= CHALLENGE =
Output each line exactly as it appears, skipping any embedded picture.

= PROVIDED MATERIAL =

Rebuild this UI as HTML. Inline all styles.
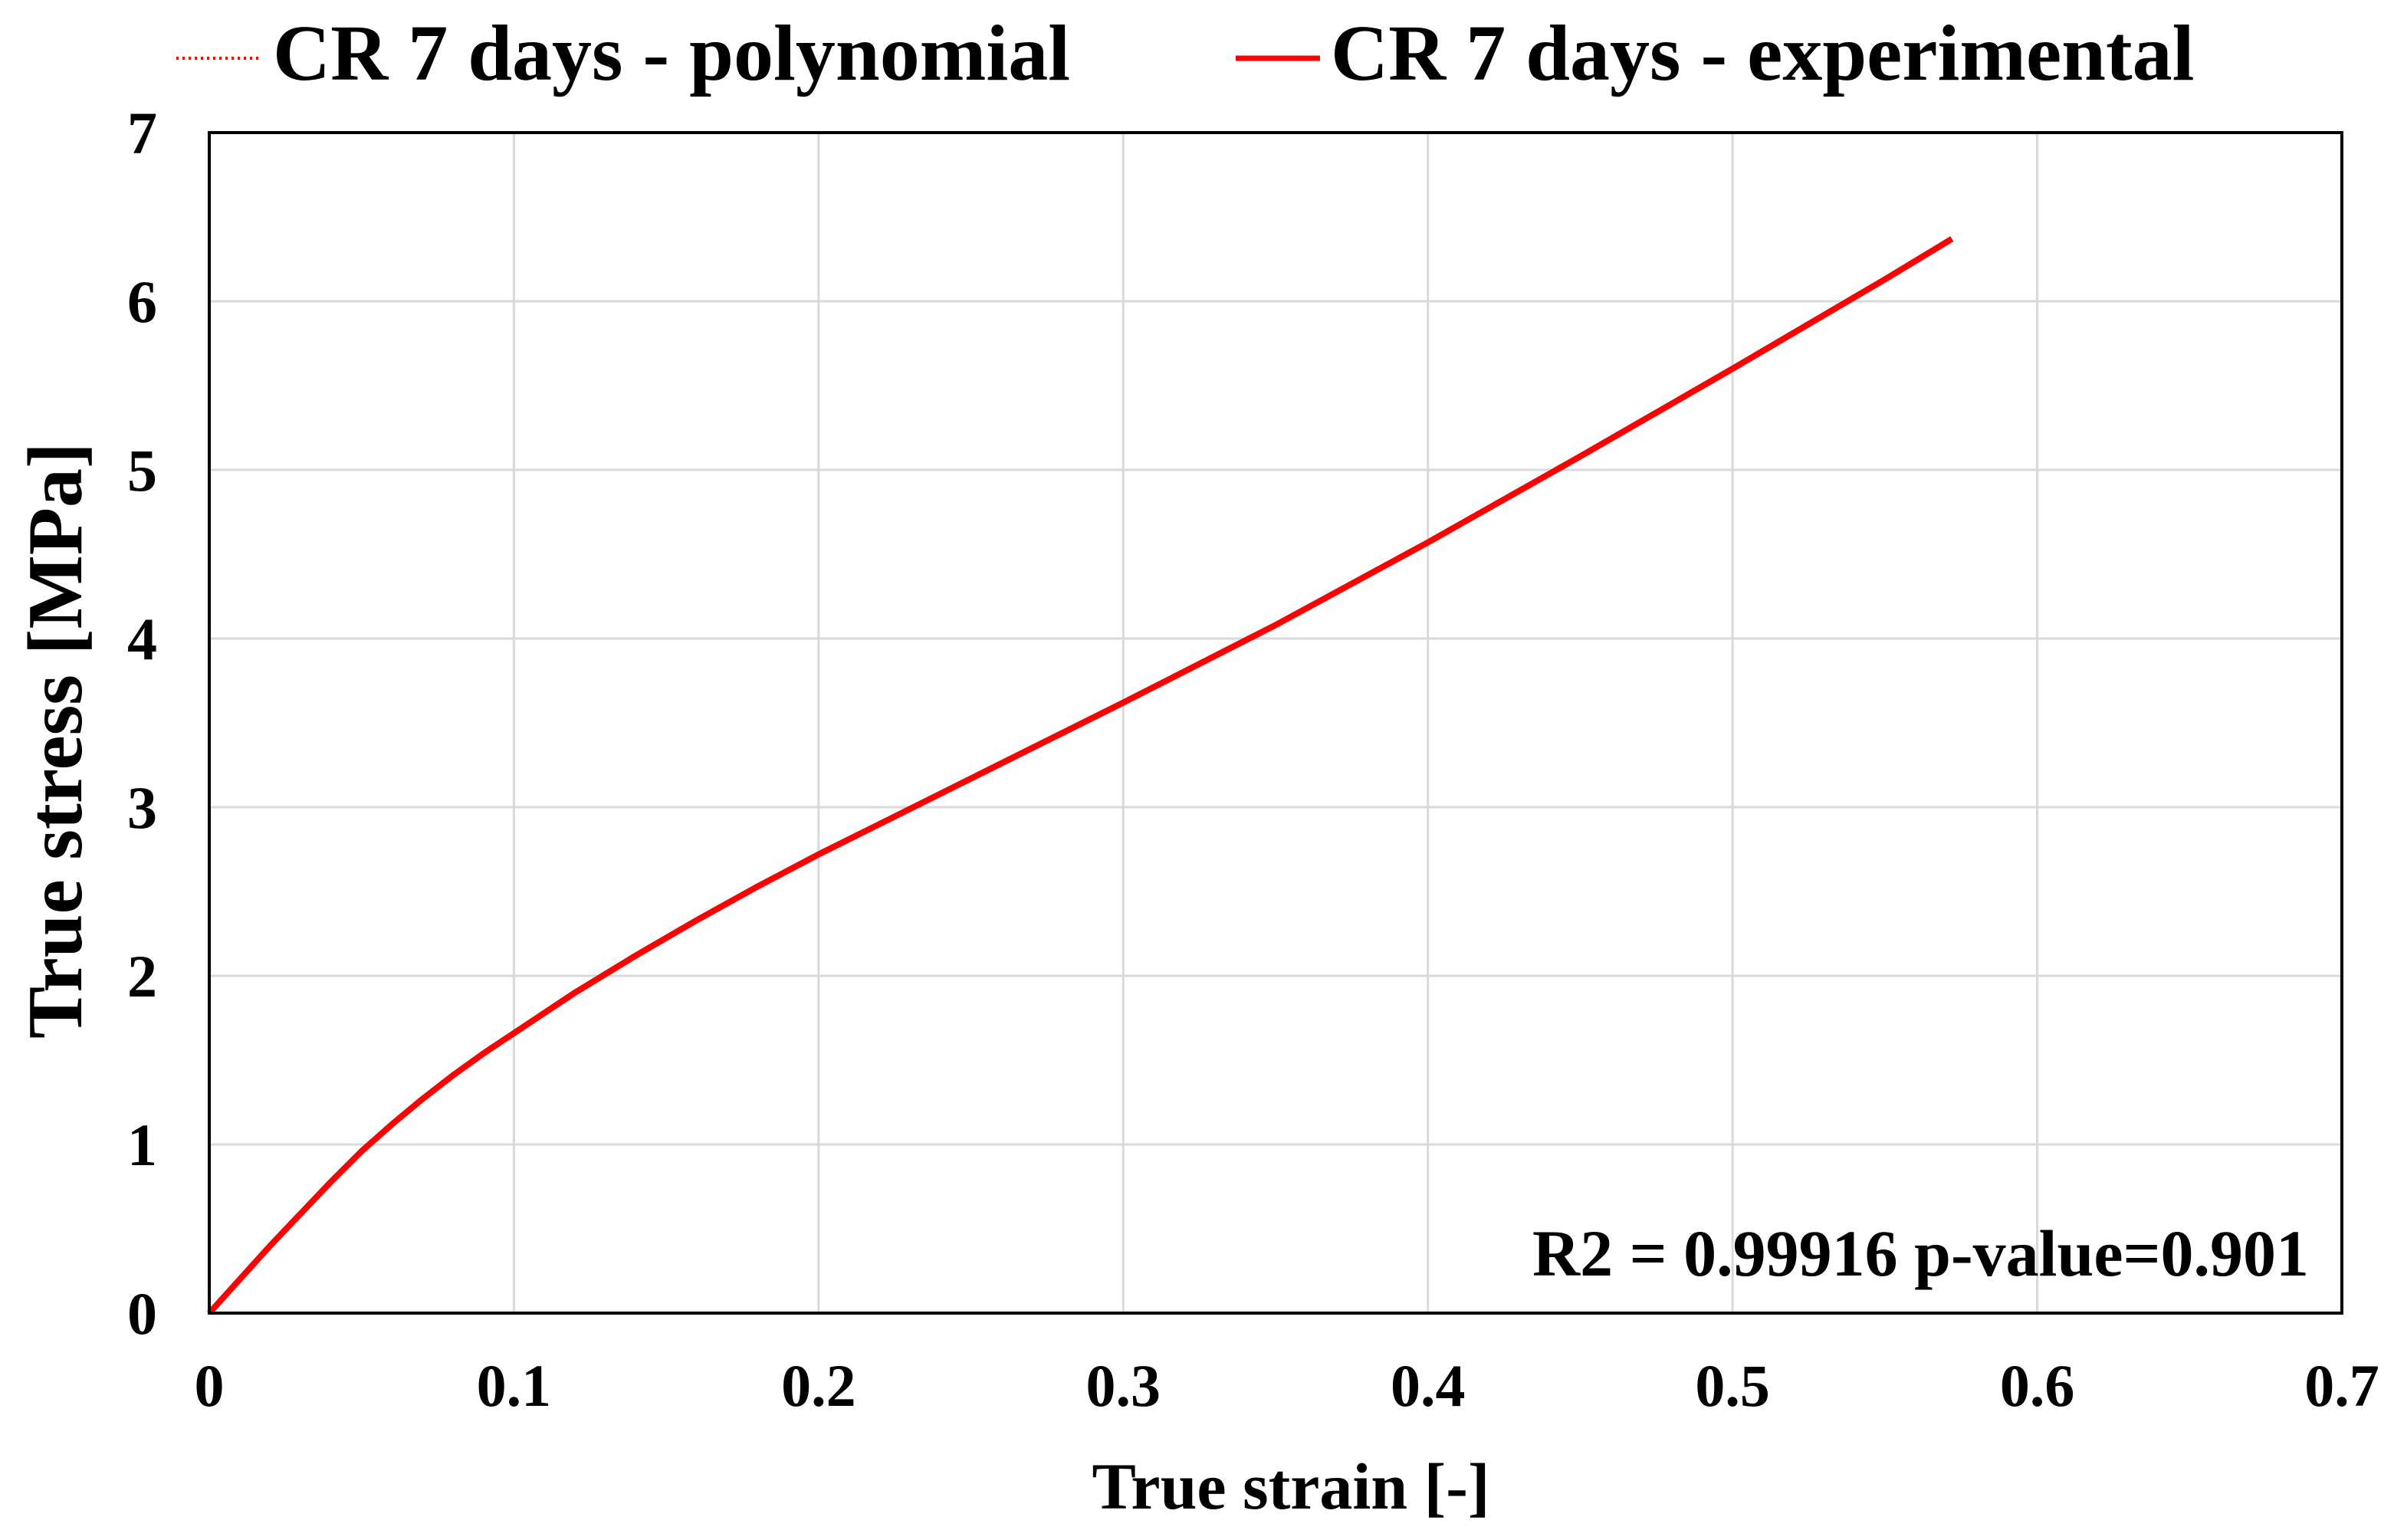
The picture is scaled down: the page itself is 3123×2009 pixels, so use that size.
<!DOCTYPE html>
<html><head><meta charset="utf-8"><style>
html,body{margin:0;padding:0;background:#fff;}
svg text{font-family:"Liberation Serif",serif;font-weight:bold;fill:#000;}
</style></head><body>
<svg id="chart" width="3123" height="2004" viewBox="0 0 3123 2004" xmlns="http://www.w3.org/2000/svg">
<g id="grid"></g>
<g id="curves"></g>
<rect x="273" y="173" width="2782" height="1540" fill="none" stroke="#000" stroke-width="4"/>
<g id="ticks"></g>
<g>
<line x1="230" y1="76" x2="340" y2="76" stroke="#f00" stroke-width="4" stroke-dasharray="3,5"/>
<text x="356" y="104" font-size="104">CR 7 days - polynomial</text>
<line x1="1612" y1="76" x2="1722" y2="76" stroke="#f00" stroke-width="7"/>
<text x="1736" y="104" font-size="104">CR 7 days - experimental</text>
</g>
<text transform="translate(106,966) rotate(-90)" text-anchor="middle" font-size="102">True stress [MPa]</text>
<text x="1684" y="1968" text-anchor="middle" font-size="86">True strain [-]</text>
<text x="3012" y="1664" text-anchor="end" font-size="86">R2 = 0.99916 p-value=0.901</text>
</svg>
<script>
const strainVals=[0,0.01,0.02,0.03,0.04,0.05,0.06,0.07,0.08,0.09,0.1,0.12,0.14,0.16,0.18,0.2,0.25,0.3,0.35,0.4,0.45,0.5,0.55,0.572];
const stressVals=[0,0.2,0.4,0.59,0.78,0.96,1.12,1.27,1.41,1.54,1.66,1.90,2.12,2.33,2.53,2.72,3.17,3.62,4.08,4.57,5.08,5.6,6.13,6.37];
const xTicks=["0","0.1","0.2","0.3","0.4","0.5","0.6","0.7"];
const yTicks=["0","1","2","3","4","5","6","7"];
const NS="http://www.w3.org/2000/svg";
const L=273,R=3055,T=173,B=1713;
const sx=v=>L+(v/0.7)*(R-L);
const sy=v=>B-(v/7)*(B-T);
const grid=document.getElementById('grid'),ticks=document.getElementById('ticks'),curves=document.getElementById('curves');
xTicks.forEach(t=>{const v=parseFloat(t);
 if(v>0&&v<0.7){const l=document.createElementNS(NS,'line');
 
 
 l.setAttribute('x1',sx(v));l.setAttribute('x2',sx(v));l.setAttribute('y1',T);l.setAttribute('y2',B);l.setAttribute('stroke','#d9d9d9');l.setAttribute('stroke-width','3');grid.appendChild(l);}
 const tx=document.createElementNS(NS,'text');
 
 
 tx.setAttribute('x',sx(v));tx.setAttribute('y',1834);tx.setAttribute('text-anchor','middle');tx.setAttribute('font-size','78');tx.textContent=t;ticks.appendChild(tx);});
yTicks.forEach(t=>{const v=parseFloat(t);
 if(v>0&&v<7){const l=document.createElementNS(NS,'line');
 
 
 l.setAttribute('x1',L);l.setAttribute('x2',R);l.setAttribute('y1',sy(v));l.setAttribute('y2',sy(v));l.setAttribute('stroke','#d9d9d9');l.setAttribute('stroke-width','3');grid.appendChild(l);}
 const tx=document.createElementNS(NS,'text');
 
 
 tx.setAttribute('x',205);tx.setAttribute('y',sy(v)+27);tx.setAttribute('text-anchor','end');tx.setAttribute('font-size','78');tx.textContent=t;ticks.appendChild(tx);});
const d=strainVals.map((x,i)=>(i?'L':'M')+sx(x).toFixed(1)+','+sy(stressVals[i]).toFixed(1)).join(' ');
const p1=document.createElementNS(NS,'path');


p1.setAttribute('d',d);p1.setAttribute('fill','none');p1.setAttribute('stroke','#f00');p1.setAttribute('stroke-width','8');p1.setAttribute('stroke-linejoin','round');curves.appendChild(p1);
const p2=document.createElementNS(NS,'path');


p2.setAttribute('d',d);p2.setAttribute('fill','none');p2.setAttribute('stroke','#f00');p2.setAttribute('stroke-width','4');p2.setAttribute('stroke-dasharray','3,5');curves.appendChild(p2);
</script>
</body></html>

= ANSWER TO THIS PROBLEM =
Rebuild this UI as HTML. Inline all styles.
The picture is scaled down: the page itself is 3123×2009 pixels, so use that size.
<!DOCTYPE html>
<html><head><meta charset="utf-8"><style>
html,body{margin:0;padding:0;background:#fff;}
svg text{font-family:"Liberation Serif",serif;font-weight:bold;fill:#000;}
</style></head><body>
<svg id="chart" width="3123" height="2004" viewBox="0 0 3123 2004" xmlns="http://www.w3.org/2000/svg">
<g id="grid"></g>
<g id="curves"></g>
<rect x="273" y="173" width="2782" height="1540" fill="none" stroke="#000" stroke-width="4"/>
<g id="ticks"></g>
<g>
<line x1="230" y1="76" x2="340" y2="76" stroke="#f00" stroke-width="4" stroke-dasharray="3,5"/>
<text x="356" y="104" font-size="104">CR 7 days - polynomial</text>
<line x1="1612" y1="76" x2="1722" y2="76" stroke="#f00" stroke-width="7"/>
<text x="1736" y="104" font-size="104">CR 7 days - experimental</text>
</g>
<text transform="translate(106,966) rotate(-90)" text-anchor="middle" font-size="102">True stress [MPa]</text>
<text x="1684" y="1968" text-anchor="middle" font-size="86">True strain [-]</text>
<text x="3012" y="1664" text-anchor="end" font-size="86">R2 = 0.99916 p-value=0.901</text>
</svg>
<script>
const strainVals=[0,0.01,0.02,0.03,0.04,0.05,0.06,0.07,0.08,0.09,0.1,0.12,0.14,0.16,0.18,0.2,0.25,0.3,0.35,0.4,0.45,0.5,0.55,0.572];
const stressVals=[0,0.2,0.4,0.59,0.78,0.96,1.12,1.27,1.41,1.54,1.66,1.90,2.12,2.33,2.53,2.72,3.17,3.62,4.08,4.57,5.08,5.6,6.13,6.37];
const xTicks=["0","0.1","0.2","0.3","0.4","0.5","0.6","0.7"];
const yTicks=["0","1","2","3","4","5","6","7"];
const NS="http://www.w3.org/2000/svg";
const L=273,R=3055,T=173,B=1713;
const sx=v=>L+(v/0.7)*(R-L);
const sy=v=>B-(v/7)*(B-T);
const grid=document.getElementById('grid'),ticks=document.getElementById('ticks'),curves=document.getElementById('curves');
xTicks.forEach(t=>{const v=parseFloat(t);
 if(v>0&&v<0.7){const l=document.createElementNS(NS,'line');
 
 
 l.setAttribute('x1',sx(v));l.setAttribute('x2',sx(v));l.setAttribute('y1',T);l.setAttribute('y2',B);l.setAttribute('stroke','#d9d9d9');l.setAttribute('stroke-width','3');grid.appendChild(l);}
 const tx=document.createElementNS(NS,'text');
 
 
 tx.setAttribute('x',sx(v));tx.setAttribute('y',1834);tx.setAttribute('text-anchor','middle');tx.setAttribute('font-size','78');tx.textContent=t;ticks.appendChild(tx);});
yTicks.forEach(t=>{const v=parseFloat(t);
 if(v>0&&v<7){const l=document.createElementNS(NS,'line');
 
 
 l.setAttribute('x1',L);l.setAttribute('x2',R);l.setAttribute('y1',sy(v));l.setAttribute('y2',sy(v));l.setAttribute('stroke','#d9d9d9');l.setAttribute('stroke-width','3');grid.appendChild(l);}
 const tx=document.createElementNS(NS,'text');
 
 
 tx.setAttribute('x',205);tx.setAttribute('y',sy(v)+27);tx.setAttribute('text-anchor','end');tx.setAttribute('font-size','78');tx.textContent=t;ticks.appendChild(tx);});
const d=strainVals.map((x,i)=>(i?'L':'M')+sx(x).toFixed(1)+','+sy(stressVals[i]).toFixed(1)).join(' ');
const p1=document.createElementNS(NS,'path');


p1.setAttribute('d',d);p1.setAttribute('fill','none');p1.setAttribute('stroke','#f00');p1.setAttribute('stroke-width','8');p1.setAttribute('stroke-linejoin','round');curves.appendChild(p1);
const p2=document.createElementNS(NS,'path');


p2.setAttribute('d',d);p2.setAttribute('fill','none');p2.setAttribute('stroke','#f00');p2.setAttribute('stroke-width','4');p2.setAttribute('stroke-dasharray','3,5');curves.appendChild(p2);
</script>
</body></html>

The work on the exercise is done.